National Collaborative on Workforce and Disability for Youth. (2005). The 411 on Disability Disclosure Workbook. Washington, DC: Institute for Educational Leadership.
“It’s My Choice” by William T. Allen includes a 90-page downloadable pdf document and audio file to support individuals with disabilities to consider planning for the future. A number of topics appear, such as transition from school to adulthood, employment, housing, quality of life, and self-advocacy. Activities and checklists can be used independently or in a group setting with unlimited copying or alteration of materials granted. The text is available in Spanish, as well as in workbook format. After clicking the link, scroll down on the page that opens to access this product.
A research to practice brief written by Bremer, Kachgal, and Schoeller in April 2003 still applies to individuals with special needs transitioning to adulthood. The article contains a chart of tips intended for professionals and families for promoting self-determination for youth with disabilities.
This program guide includes 15 lessons to help teachers implement self-determination strategies into their curriculum. These activities include recognizing strengths and weaknesses and preparing students with disabilities for the challenges they may face at home, at school and in the community.
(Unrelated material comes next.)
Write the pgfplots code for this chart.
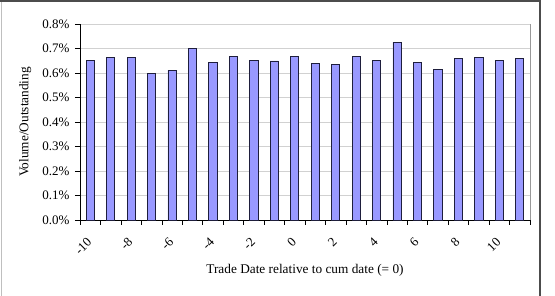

Students will learn how to explain their disabilities and ask for extra assistance when necessary.
This vital resource for educators reveals the reality of today's postsecondary options and the best ways to support students with disabilities in the transition to college. This book provides first-person narratives from students and families of the benefits and difficulties of postsecondary education. Educators will get useful tools to construct effective programs for students with disabilities.